» RECORD EXTRACTS:
● ● ● ●

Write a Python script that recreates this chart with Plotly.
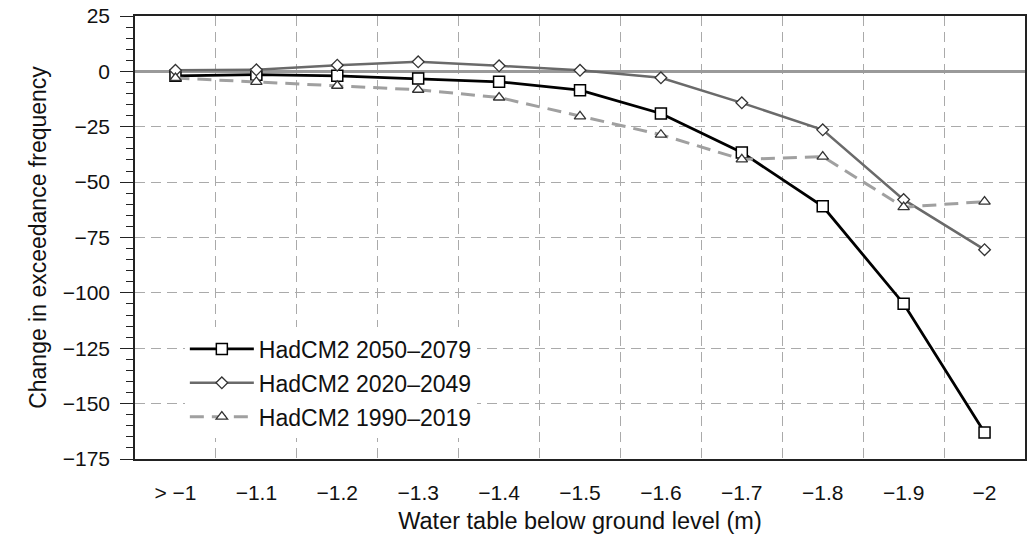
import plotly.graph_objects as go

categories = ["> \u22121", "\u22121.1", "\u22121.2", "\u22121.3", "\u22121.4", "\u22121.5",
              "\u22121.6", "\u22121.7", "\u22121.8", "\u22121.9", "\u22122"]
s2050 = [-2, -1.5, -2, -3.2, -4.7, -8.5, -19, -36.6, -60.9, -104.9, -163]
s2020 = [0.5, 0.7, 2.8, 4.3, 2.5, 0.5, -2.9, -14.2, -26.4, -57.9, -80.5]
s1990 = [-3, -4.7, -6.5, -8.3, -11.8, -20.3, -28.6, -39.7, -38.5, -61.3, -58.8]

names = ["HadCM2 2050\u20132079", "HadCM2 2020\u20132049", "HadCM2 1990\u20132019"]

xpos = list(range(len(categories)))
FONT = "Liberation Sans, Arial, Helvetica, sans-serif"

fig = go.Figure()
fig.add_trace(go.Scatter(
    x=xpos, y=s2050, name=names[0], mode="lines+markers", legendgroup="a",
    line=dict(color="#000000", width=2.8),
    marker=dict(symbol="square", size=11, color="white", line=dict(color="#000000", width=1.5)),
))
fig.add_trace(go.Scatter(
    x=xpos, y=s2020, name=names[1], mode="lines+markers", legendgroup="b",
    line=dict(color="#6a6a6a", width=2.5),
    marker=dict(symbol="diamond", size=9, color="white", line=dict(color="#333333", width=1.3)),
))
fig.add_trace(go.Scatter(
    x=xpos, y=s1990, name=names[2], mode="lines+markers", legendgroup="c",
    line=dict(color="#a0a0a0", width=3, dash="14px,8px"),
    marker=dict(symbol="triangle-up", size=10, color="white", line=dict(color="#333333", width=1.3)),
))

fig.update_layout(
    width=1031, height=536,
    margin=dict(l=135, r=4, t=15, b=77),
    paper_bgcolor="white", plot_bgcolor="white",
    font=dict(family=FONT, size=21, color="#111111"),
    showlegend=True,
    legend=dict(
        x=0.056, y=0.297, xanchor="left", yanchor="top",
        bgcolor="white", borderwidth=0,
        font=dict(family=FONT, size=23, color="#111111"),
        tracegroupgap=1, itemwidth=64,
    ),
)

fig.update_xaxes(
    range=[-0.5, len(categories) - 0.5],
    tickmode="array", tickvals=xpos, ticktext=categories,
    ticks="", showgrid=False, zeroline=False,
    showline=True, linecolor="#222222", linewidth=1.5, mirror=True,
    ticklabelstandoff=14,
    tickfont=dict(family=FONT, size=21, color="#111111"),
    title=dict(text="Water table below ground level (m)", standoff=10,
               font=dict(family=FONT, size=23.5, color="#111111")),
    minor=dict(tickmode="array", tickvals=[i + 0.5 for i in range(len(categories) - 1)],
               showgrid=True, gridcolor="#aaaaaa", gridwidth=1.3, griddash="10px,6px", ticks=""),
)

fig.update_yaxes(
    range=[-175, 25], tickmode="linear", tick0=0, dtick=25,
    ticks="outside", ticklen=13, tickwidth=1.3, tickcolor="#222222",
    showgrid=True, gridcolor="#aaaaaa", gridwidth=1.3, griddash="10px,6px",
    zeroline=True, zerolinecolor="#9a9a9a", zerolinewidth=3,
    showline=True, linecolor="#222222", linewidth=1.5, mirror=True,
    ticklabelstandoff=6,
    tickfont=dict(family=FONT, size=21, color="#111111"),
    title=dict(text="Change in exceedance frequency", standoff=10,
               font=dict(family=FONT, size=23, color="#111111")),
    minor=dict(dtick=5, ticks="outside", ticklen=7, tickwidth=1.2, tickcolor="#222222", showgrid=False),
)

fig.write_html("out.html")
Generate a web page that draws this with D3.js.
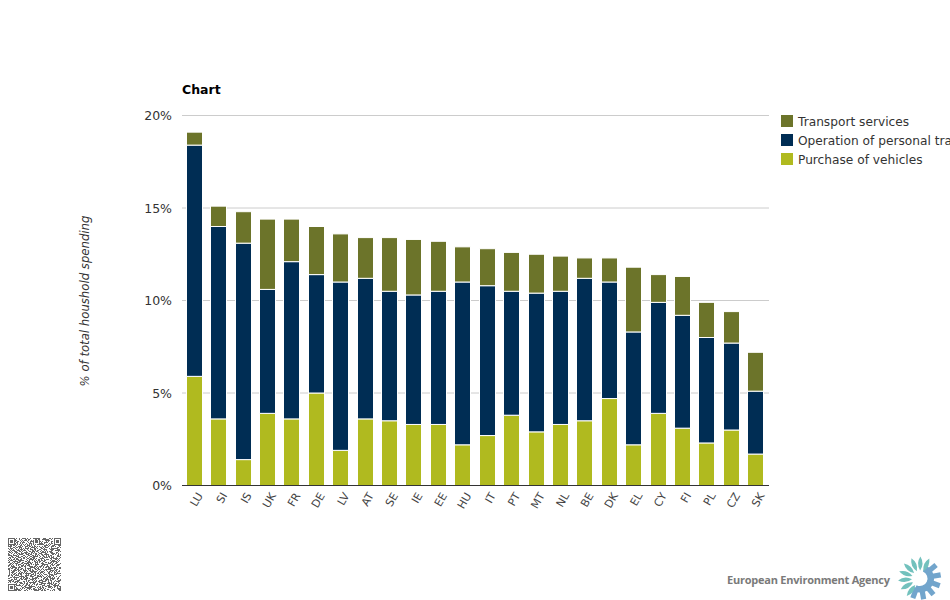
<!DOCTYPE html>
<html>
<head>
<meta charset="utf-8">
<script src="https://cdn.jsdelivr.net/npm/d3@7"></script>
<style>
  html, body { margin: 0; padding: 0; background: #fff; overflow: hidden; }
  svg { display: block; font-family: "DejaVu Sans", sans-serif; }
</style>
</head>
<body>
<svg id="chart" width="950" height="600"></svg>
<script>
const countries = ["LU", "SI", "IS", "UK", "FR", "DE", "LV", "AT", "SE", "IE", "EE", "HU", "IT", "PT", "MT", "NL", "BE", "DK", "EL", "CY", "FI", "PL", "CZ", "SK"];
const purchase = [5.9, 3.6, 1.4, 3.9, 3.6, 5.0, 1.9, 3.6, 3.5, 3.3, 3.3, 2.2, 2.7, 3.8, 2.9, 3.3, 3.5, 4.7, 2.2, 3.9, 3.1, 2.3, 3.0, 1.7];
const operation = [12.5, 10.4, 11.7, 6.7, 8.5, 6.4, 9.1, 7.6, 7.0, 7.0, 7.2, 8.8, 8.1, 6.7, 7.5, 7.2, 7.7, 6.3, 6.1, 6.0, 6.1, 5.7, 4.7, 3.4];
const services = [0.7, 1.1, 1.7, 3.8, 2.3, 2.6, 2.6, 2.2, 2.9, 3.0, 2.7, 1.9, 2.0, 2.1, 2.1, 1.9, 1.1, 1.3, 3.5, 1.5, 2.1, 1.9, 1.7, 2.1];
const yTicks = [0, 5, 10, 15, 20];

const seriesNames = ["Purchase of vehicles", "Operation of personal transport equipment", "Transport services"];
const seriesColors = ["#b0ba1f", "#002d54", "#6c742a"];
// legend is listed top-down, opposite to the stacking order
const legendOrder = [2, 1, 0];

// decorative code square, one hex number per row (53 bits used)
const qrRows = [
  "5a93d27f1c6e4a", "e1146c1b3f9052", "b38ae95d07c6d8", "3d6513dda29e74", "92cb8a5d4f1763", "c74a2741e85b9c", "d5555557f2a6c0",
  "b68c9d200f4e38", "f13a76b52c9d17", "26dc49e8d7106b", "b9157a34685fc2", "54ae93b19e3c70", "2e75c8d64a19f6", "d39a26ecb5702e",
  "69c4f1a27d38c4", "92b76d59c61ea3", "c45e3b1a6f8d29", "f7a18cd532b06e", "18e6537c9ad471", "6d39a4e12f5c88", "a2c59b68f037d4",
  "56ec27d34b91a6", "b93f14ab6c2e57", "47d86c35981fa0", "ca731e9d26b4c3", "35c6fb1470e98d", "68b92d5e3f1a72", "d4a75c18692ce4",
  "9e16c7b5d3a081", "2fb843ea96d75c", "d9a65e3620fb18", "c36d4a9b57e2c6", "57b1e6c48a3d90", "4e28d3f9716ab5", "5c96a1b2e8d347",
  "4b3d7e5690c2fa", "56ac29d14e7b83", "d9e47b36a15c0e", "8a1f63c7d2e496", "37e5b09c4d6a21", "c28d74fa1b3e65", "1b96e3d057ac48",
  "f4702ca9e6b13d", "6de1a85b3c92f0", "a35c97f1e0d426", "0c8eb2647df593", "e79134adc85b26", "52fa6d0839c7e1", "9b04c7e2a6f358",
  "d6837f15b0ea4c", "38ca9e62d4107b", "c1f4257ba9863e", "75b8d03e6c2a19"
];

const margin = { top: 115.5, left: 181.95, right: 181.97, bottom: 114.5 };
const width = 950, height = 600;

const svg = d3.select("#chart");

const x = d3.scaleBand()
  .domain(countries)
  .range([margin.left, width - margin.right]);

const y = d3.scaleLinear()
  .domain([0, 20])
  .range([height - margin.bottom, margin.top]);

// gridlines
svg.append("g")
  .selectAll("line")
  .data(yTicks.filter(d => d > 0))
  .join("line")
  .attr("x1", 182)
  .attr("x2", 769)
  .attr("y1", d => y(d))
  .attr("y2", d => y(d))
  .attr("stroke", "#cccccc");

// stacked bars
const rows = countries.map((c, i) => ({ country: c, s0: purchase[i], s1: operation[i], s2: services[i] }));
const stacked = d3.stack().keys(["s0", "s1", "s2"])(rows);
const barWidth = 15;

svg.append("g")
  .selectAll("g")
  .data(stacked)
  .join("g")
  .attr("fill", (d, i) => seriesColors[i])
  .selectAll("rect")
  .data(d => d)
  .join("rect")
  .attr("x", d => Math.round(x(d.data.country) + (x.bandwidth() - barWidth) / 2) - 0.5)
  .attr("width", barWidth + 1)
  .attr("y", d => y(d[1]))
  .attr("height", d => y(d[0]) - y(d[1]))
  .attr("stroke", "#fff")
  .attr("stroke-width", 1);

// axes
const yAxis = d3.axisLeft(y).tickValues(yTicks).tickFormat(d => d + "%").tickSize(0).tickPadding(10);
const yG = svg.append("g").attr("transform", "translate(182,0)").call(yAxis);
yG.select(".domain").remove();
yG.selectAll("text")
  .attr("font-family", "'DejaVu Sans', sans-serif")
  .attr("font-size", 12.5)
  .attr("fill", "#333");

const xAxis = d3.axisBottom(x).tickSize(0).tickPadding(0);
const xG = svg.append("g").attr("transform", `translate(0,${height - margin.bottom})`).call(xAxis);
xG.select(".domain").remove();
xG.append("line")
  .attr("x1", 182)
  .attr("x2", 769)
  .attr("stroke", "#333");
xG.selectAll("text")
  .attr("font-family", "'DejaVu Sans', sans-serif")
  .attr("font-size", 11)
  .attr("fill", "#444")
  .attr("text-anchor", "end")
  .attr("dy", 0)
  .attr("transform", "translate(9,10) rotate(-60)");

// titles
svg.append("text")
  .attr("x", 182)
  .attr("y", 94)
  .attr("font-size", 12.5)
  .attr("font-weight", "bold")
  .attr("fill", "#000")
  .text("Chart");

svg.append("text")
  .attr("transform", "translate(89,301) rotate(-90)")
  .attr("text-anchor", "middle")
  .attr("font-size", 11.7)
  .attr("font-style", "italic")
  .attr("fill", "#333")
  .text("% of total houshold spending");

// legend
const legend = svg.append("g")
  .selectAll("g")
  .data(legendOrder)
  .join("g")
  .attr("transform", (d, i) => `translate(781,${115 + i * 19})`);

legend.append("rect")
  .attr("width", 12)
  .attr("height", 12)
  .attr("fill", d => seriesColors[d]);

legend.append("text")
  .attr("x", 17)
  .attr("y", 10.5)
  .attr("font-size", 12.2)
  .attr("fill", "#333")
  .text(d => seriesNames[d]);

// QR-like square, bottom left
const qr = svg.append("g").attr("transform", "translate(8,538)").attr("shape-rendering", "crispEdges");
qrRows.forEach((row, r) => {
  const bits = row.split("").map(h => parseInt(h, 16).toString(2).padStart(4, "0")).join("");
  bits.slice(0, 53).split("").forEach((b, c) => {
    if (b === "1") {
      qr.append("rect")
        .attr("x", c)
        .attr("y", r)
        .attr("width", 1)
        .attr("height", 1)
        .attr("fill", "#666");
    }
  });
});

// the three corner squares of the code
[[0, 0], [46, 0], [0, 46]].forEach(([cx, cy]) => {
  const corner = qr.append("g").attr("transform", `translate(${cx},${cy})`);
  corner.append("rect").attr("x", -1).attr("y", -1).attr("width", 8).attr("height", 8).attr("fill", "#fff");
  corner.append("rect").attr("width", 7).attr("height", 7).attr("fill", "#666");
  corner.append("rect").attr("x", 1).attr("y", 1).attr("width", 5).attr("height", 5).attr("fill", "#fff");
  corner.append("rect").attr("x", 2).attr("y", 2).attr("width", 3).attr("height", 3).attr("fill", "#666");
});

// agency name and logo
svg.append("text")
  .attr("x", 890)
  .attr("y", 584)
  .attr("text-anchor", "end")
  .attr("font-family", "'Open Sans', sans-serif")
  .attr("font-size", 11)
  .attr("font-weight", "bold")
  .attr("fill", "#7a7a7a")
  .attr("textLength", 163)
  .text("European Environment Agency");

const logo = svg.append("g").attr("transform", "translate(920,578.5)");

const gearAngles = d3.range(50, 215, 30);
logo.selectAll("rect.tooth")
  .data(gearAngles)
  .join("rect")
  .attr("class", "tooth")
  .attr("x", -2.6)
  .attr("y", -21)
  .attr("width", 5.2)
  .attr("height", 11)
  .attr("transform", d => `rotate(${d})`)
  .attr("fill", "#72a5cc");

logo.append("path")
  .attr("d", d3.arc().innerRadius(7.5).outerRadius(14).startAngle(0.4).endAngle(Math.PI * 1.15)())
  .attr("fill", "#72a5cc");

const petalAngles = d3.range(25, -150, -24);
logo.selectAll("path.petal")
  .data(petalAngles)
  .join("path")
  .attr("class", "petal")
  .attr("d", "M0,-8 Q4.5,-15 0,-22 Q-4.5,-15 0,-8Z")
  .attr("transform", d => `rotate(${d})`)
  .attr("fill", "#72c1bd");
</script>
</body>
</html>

● ● ● ●

Repeat, word for word and with no pictures, only the lines running from the beginning of the data to the line that contains "import plotly.graph_objects as go".

Write a Python script that recreates this chart with Plotly.
import plotly.graph_objects as go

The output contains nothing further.